Beijing uses frame-up trial to shut down rights in Hong Kong

By Roy Landersen
June 17, 2024

Fourteen political figures in Hong Kong opposed to Beijing’s increasingly authoritarian control over the former British colony were found guilty of “subversion” in a landmark trial against political freedoms May 30. Of the 47 originally arrested, 31 had entered guilty pleas. The prosecution has appealed the acquittal of two others over lack of evidence.

The charge carries a minimum of three years and a maximum of life imprisonment. Daniel Chan wrote the Militant from Hong Kong May 31 to say he believes “the defendants would receive very severe sentences.”

The frame-up snared journalists, lawyers and student activists who were charged with trying to “overthrow” the government. Most were already in detention since their arrest over three years ago. Among them were Joshua Wong, a student leader who led large street occupations in 2014 demanding the right to vote, and nurse Winnie Wu, who joined the mass protests for political rights in 2019.

The “crime” the “Hong Kong 47” were charged with was holding a primary election in 2020 in which over 600,000 people voted to select candidates to run against Beijing-selected officials for the city parliament. The judges in the 118-day trial were handpicked by Hong Kong’s Beijing-installed Chief Executive John Lee.

Outside the courthouse, demonstrators protested the verdict. Vanessa Chan, wife of defendant Leung Kwok-hung, one of Hong Kong’s most well-known dissidents, was arrested for “disorderly conduct.”

The prosecution was based on the notorious National Security Law, adopted by unanimous vote under Beijing’s pressure in June 2020, in response to large protests against the Chinese rulers’ tightening grip. It criminalizes what it terms subversion, secession, collusion with foreign forces and terrorist acts. This effectively outlaws all forms of dissent. Some 291 people have already been arrested under its provisions.

This has forced scores of organizations to shut down, including trade unions, media outlets and opposition political parties.

One group shuttered was the Hong Kong Alliance in Support of Patriotic Democratic Movements of China, which for years had organized mass commemorations of Beijing’s brutal crushing of protests by Chinese working people and students on June 4, 1989. Tanks rolled over the large encampment in Beijing’s Tiananmen Square, which had been set up to demand political rights with the support of millions across the country and worldwide.
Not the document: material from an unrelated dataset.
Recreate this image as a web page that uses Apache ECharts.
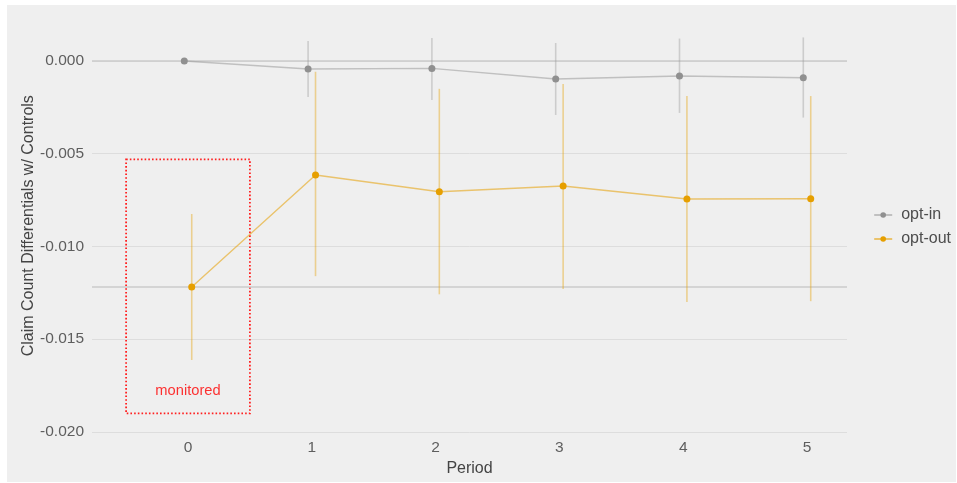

Some 200,000 people attended the Tiananmen Square commemoration in Hong Kong in 2019. By then, Hong Kong was the only place claimed by Beijing to be part of Chinese territory where telling the truth about the bloodbath was not banned. Now China’s rulers hope to obliterate its memory there too.

The week before the 35th anniversary, police charged Chow Hang-tung — who was already in jail on another frame-up — as well as seven others. They were charged with publishing “seditious materials.” The evidence against Chow, Chan said, are short reminiscences she posted about past June 4 events.

On that date the authorities “deployed a lot of policemen, all fully armed, as they always are nowadays,” at locations where past commemorations have been held, Chan said.

“As a result, we can no longer do” any public demonstrations in Hong Kong. “But events in commemoration of June 4 are being held in many places all over the world.”